When someone told me about your new deal with the NFL, I thought he’d misunderstood. Surely you — long a vocal supporter of Colin Kaepernick’s kneeling protest — could not be making a deal with the NFL? The same NFL, which, many believe, blackballed Kaepernick because of his silent protest against police killings of young black men. The same NFL which never admitted to blackballing, instead responding to lawsuits by Kaepernick and fellow kneeling protestor Eric Reid by settling out of court.

How did you go from wearing Kaepernick’s jersey last year to transacting in the name of social justice? From actually calling out the artists performing for the Superbowl halftime show to negotiating future Superbowl halftime performances with NFL Commissioner Roger Goodell? And even worse, making the deal without first alerting Kaepernick? It would still be a betrayal of his and our trust, but at least you’d have been transparent about it.
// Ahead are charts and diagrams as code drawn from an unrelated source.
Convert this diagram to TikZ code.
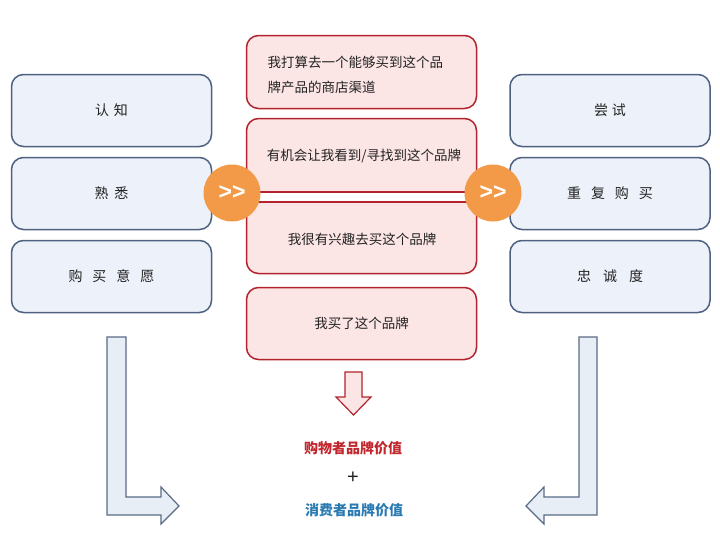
\documentclass[tikz,border=0pt]{standalone}
\usepackage{fontspec}
\setmainfont{Noto Sans CJK SC}
\newfontfamily\latinsans{Liberation Sans}
\definecolor{bluefill}{HTML}{EDF1F9}
\definecolor{blueline}{HTML}{4E6180}
\definecolor{redfill}{HTML}{FCE5E5}
\definecolor{redline}{HTML}{B3232D}
\definecolor{orangec}{HTML}{F39A48}
\definecolor{txt}{HTML}{222222}
\definecolor{valred}{HTML}{C2272D}
\definecolor{valblue}{HTML}{2A7AB2}
\definecolor{arrowfill}{HTML}{E8EEF6}
\definecolor{arrowline}{HTML}{5A6B86}
\tikzset{
  stagebox/.style={draw=blueline, fill=bluefill, line width=1.5pt, rounded corners=12pt,
    minimum width=200pt, minimum height=72pt, text=txt, font=\fontsize{14}{16}\selectfont},
  midbox/.style={draw=redline, fill=redfill, line width=1.5pt, rounded corners=12pt,
    minimum width=230pt, text=txt, font=\fontsize{13.5}{25}\selectfont},
  circ/.style={circle, fill=orangec, minimum size=57pt, inner sep=0pt, text=white,
    font=\latinsans\bfseries\fontsize{23}{23}\selectfont},
  barbox/.style={draw=redline, fill=white, line width=2pt, minimum width=260pt, minimum height=10pt, inner sep=0pt},
  blockarrow/.style={line width=1.2pt, line join=miter}
}
\begin{document}
\begin{tikzpicture}[x=1pt,y=-1pt]
\useasboundingbox (0,0) rectangle (720,554);
\fill[white] (0,0) rectangle (720,554);
% left column
\node[stagebox] (l1) at (111.5,110.5) {认\hspace{5pt}知};
\node[stagebox] (l2) at (111.5,193.5) {熟\hspace{6pt}悉};
\node[stagebox] (l3) at (111.5,276.5) {购\hspace{10pt}买\hspace{10pt}意\hspace{10pt}愿};
% right column
\node[stagebox] (r1) at (610,110.5) {尝\hspace{4pt}试};
\node[stagebox] (r2) at (610,193.5) {重\hspace{10pt}复\hspace{10pt}购\hspace{10pt}买};
\node[stagebox] (r3) at (610,276.5) {忠\hspace{12pt}诚\hspace{12pt}度};
% middle column
\node[midbox, minimum height=73pt] (m1) at (361.5,72) {};
\node[anchor=west, text=txt, font=\fontsize{13.5}{25}\selectfont, align=left] (m1t) at (264,74.5)
  {我打算去一个能够买到这个品\\牌产品的商店渠道};
\node[midbox, minimum height=155pt] (m2) at (361.5,196) {};
\node[text=txt, font=\fontsize{13.5}{16}\selectfont] (m2a) at (364,156) {有机会让我看到/寻找到这个品牌};
\node[text=txt, font=\fontsize{13.5}{16}\selectfont] (m2b) at (362,239) {我很有兴趣去买这个品牌};
\node[midbox, minimum height=72pt] (m4) at (361.5,323.5) {我买了这个品牌};
% connector bar and circles
\node[barbox] (bar) at (362.5,196.5) {};
\node[circ] (cl) at (232,193) {>>};
\node[circ] (cr) at (493,193) {>>};
% red down arrow
\draw[blockarrow, draw=redline, fill=redfill]
  (345,372) -- (362,372) -- (362,397) -- (371,397) -- (353.5,415) -- (336,397) -- (345,397) -- cycle;
% bottom texts
\node[text=valred, font=\bfseries\fontsize{14}{16}\selectfont] (v1) at (353,448) {购物者品牌价值};
\node[text=txt, font=\latinsans\fontsize{20}{20}\selectfont] (plus) at (353,478) {+};
\node[text=valblue, font=\bfseries\fontsize{14}{16}\selectfont] (v2) at (354,510) {消费者品牌价值};
% L arrows
\draw[blockarrow, draw=arrowline, fill=arrowfill]
  (107,337) -- (126,337) -- (126,497) -- (161,497) -- (161,487) -- (179,506) -- (161,524) -- (161,515) -- (107,515) -- cycle;
\draw[blockarrow, draw=arrowline, fill=arrowfill]
  (597,337) -- (579,337) -- (579,497) -- (544,497) -- (544,487) -- (526,506) -- (544,524) -- (544,515) -- (597,515) -- cycle;
\end{tikzpicture}
\end{document}
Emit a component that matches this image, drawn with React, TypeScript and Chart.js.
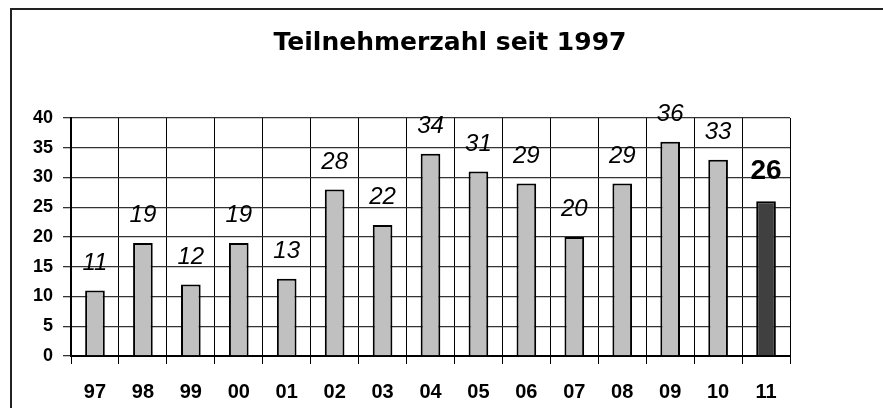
import React, { useEffect, useRef } from "react";
import { Chart, registerables } from "chart.js";

Chart.register(...registerables);

const categories = ["97", "98", "99", "00", "01", "02", "03", "04", "05", "06", "07", "08", "09", "10", "11"];
const values = [11, 19, 12, 19, 13, 28, 22, 34, 31, 29, 20, 29, 36, 33, 26];
const barColors = ["#c0c0c0", "#c0c0c0", "#c0c0c0", "#c0c0c0", "#c0c0c0", "#c0c0c0", "#c0c0c0", "#c0c0c0", "#c0c0c0", "#c0c0c0", "#c0c0c0", "#c0c0c0", "#c0c0c0", "#c0c0c0", "#404040"];
const titleText = "Teilnehmerzahl seit 1997";
const yMin = 0;
const yMax = 40;
const yStep = 5;

const framePlugin = {
  id: "frameTitle",
  beforeDraw(chart: any) {
    const ctx = chart.ctx;
    ctx.save();
    ctx.fillStyle = "#fff";
    ctx.fillRect(0, 0, chart.width, chart.height);
    ctx.fillStyle = "#222";
    ctx.fillRect(10, 8, chart.width - 10, 2);
    ctx.fillRect(10, 8, 2, chart.height - 8);
    ctx.restore();
  },
  afterDraw(chart: any) {
    const ctx = chart.ctx;
    ctx.save();
    ctx.fillStyle = "#000";
    ctx.font = 'bold 25px "DejaVu Sans"';
    ctx.textAlign = "center";
    ctx.textBaseline = "alphabetic";
    ctx.fillText(titleText, 450, 50);
    ctx.restore();
  },
};

const labelPlugin = {
  id: "barLabels",
  afterDatasetsDraw(chart: any) {
    const ctx = chart.ctx;
    const meta = chart.getDatasetMeta(0);
    ctx.save();
    ctx.fillStyle = "#000";
    ctx.textAlign = "center";
    ctx.textBaseline = "middle";
    meta.data.forEach((bar: any, i: number) => {
      const last = i === values.length - 1;
      ctx.font = last ? 'bold 28px "Liberation Sans"' : 'italic 24px "Liberation Sans"';
      ctx.fillText(String(values[i]), bar.x, bar.y - (last ? 30 : 27.5));
    });
    ctx.restore();
  },
};

export default function App() {
  const ref = useRef<HTMLCanvasElement | null>(null);
  useEffect(() => {
    if (!ref.current) return;
    const chart = new Chart(ref.current, {
      type: "bar",
      data: {
        labels: categories,
        datasets: [
          {
            data: values,
            backgroundColor: barColors,
            borderColor: "#000",
            borderWidth: 2,
            barPercentage: 0.41,
            categoryPercentage: 1,
          },
        ],
      },
      options: {
        animation: false,
        responsive: true,
        maintainAspectRatio: false,
        layout: { padding: { top: 118, right: 93, left: 0, bottom: 0 } },
        plugins: {
          legend: { display: false },
          title: { display: false },
          tooltip: { enabled: false },
        },
        scales: {
          x: {
            grid: { color: "#000", lineWidth: 1, tickLength: 8, offset: true },
            border: { color: "#000", width: 2 },
            ticks: {
              color: "#000",
              font: { family: '"Liberation Sans"', size: 20, weight: "bold" },
              padding: 16,
              maxRotation: 0,
              autoSkip: false,
            },
            afterFit(scale: any) {
              scale.height = 52;
            },
          },
          y: {
            min: yMin,
            max: yMax,
            grid: { color: "#333", lineWidth: 1.3, tickLength: 8 },
            border: { color: "#000", width: 2 },
            ticks: {
              stepSize: yStep,
              color: "#000",
              font: { family: '"Liberation Sans"', size: 18, weight: "bold" },
              padding: 10,
            },
            afterFit(scale: any) {
              scale.width = 71;
            },
          },
        },
      },
      plugins: [framePlugin, labelPlugin],
    });
    return () => chart.destroy();
  }, []);
  return (
    <div style={{ position: "absolute", left: 0, top: 0, width: 883, height: 408 }}>
      <canvas ref={ref} />
    </div>
  );
}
Activist and columnist Shaun King took to Twitter to explain to those of us puzzled, angry and confused by this deal that you are "a proud capitalist" and that "if a good deal comes along, even if it means working with the NFL at the expense of Colin Kaepernick, he’ll make the deal." Intellectually, I understand what King is saying, but emotionally, I am deeply disappointed. I was never a rabid fan able to recite lyrics from every hit song (and in truth, some I don’t want to say out loud). But I have long applauded how you’ve used your artistry to both build a historic career and to develop other musical artists. More recently, I’ve been proud of the way that you’ve used your enormous pop culture/business platform to fund revealing documentaries about young black men like Kalief Browder, imprisoned in Rikers Island for allegedly stealing a backpack, and Trayvon Martin, gunned down for carrying a bag of Skittles and an iced tea. Young men who embody the reason for the movement led by Colin Kaepernick. Young men, like your own son, Sir Carter, who, without the silver spoon protection you’ve earned for him, could be at risk, too.

Not only did the deal making stun me, but I am cut to the core by your response to a reporter saying, "I think we’ve moved past kneeling," adding, "I think everyone knows what the issue is. We’re done with that." Are you for real? If I had a nickel for every time I’ve had to explain the reason behind Kaepernick’s protest, maybe I’d be one of Forbes’ top richest.

I expect this kind of deal with the devil from the known sellouts — too many to list here— whose life’s work is to act as cover for people and organizations who can’t spell social justice. But you are one of the few celebrities who seemed to both walk and talk your activism. One of the few with enough money to be freely outspoken without fear of economic sanctions. There was no real need for you to sit down with the stubbornly unrepentant NFL. “Greed is good” extolled the fictional movie character Gordon Gekko. I’m sorry he’s been proven right, yet again.